Po Chü-i (772-846), "Arriving at My Old Home on the Wei Again," in Po Chü-i, Selected Poems. Translated by Burton Watson (New York: Columbia University Press, 2000), pp. 35-36, with note:
Old home by a bend of the clear Wei,
gate opening on Ts'ai Ford:
ten years and at last I've returned,
could barely remember the road home.
I think back on places I walked in times past,
recall with a pang the old outings.
Willows stuck in the ground have become a tall grove,
peaches I planted are old trees now.
Most startling are the grownups,
all mere boys when I knew them.
And if I ask about older folk,
half now in graves that ring the village.

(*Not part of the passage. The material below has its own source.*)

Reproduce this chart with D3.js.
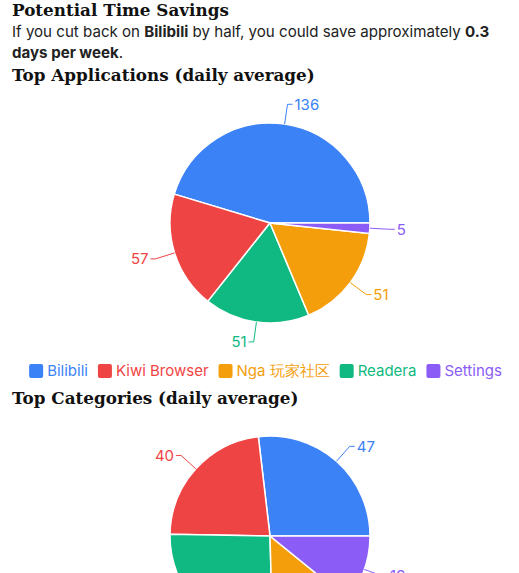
<!DOCTYPE html>
<html><head><meta charset="utf-8">
<script src="https://cdn.jsdelivr.net/npm/d3@7"></script>
<style>
body{margin:0;background:#fff;}
text{font-family:Inter,"Noto Sans",sans-serif;}
.ttl{font-family:"DejaVu Serif",serif;font-weight:bold;font-size:16.8px;fill:#111;}
</style></head>
<body><svg id="c" width="519" height="573"></svg>
<script>
const apps = ["Bilibili", "Kiwi Browser", "Nga 玩家社区", "Readera", "Settings"];
const appValues = [136, 57, 51, 51, 5];
const cats = ["Entertainment", "Browsing", "Reading", "Games", "Utilities"];
const catValues = [47, 40, 45, 24, 19];
// slice order in picture: blue, red, green, orange, purple (counterclockwise)
const appColors = ["#3b82f6", "#ef4444", "#f59e0b", "#10b981", "#8b5cf6"];
const sliceOrderApps = [0, 1, 3, 2, 4];
const catColors = ["#3b82f6", "#ef4444", "#10b981", "#f59e0b", "#8b5cf6"];

const svg = d3.select("#c");

svg.append("text").attr("class", "ttl").attr("x", 12).attr("y", 16).text("Potential Time Savings");
const p = svg.append("text").attr("x", 12).attr("y", 37).attr("font-size", 15.1).attr("fill", "#222");
p.append("tspan").text("If you cut back on ");
p.append("tspan").attr("font-weight", "bold").text("Bilibili");
p.append("tspan").text(" by half, you could save approximately ");
p.append("tspan").attr("font-weight", "bold").text("0.3");
svg.append("text").attr("x", 12).attr("y", 58).attr("font-size", 15.1).attr("fill", "#222")
  .call(t => { t.append("tspan").attr("font-weight", "bold").text("days per week"); t.append("tspan").text("."); });
svg.append("text").attr("class", "ttl").attr("x", 12).attr("y", 81).text("Top Applications (daily average)");
svg.append("text").attr("class", "ttl").attr("x", 12).attr("y", 404).text("Top Categories (daily average)");

function drawPie(cx, cy, r, names, values, cols) {
  const data = names.map((n, i) => ({ n, v: values[i], c: cols[i] }));
  const pie = d3.pie().value(d => d.v).sort(null)
    .startAngle(Math.PI / 2).endAngle(Math.PI / 2 - 2 * Math.PI);
  const arcs = pie(data);
  const arc = d3.arc().innerRadius(0).outerRadius(r);
  const g = svg.append("g").attr("transform", `translate(${cx},${cy})`);
  g.selectAll("path").data(arcs).join("path")
    .attr("d", arc).attr("fill", d => d.data.c)
    .attr("stroke", "#fff").attr("stroke-width", 1.5);
  arcs.forEach(a => {
    const m = (a.startAngle + a.endAngle) / 2;
    const sx = Math.sin(m), sy = -Math.cos(m);
    const p0 = [sx * r, sy * r], p1 = [sx * (r + 20), sy * (r + 20)];
    const dir = sx >= 0 ? 1 : -1;
    const p2 = [p1[0] + dir * 5, p1[1]];
    g.append("polyline").attr("points", [p0, p1, p2].map(q => q.join(",")).join(" "))
      .attr("fill", "none").attr("stroke", a.data.c).attr("stroke-width", 1);
    g.append("text").attr("x", p2[0] + dir * 2).attr("y", p2[1]).attr("dy", "0.35em")
      .attr("text-anchor", dir > 0 ? "start" : "end").attr("font-size", 15)
      .attr("fill", a.data.c).text(a.data.v);
  });
}

drawPie(270, 223, 100, sliceOrderApps.map(i => apps[i]), sliceOrderApps.map(i => appValues[i]), sliceOrderApps.map(i => appColors[i]));
drawPie(270, 536, 100, cats, catValues, catColors);

// legend
const lg = svg.append("g");
let x = 0;
apps.forEach((n, i) => {
  const it = lg.append("g").attr("transform", `translate(${x},0)`);
  it.append("rect").attr("x", 0).attr("y", -7).attr("width", 14).attr("height", 14).attr("rx", 2).attr("fill", appColors[i]);
  const t = it.append("text").attr("x", 18).attr("dy", "0.35em").attr("font-size", 15).attr("fill", appColors[i]).text(n);
  x += 18 + t.node().getComputedTextLength() + 10;
});
lg.attr("transform", `translate(${(519 - (x - 10)) / 2 + 6},371)`);
</script></body></html>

All alike sojourners in this floating life;
early or late, each in turn passes.
The bright sun is a bouncing ball,
rising, setting, its glow never still.
People and things day by day change and alter;
lift your eyes and you sorrow at all you see.
And when I think what this means for me,
how could I alone not falter and decline?
Minute by minute the flush of youth drains from faces,
white hairs sprout without number.
Only there beyond the temple gate,
three peaks that keep their old color!1

1. Probably the three peaks of Mount Hua, south of the Wei River.
The last lines are also translated by Arthur Waley, The Life and Times of Po Chü-i, 772-846 A.D. (1949; rpt. London: George Allen & Unwin Ltd, 1970), p. 77:
And when I turn my thoughts, when I think of myself,
What should I look for but darkness and decay?
The flush of youth will not cease to fade;
Numberless the white hairs will grow.
Only at the gate that opens towards the hills
The Three Peaks will be lovely as of old.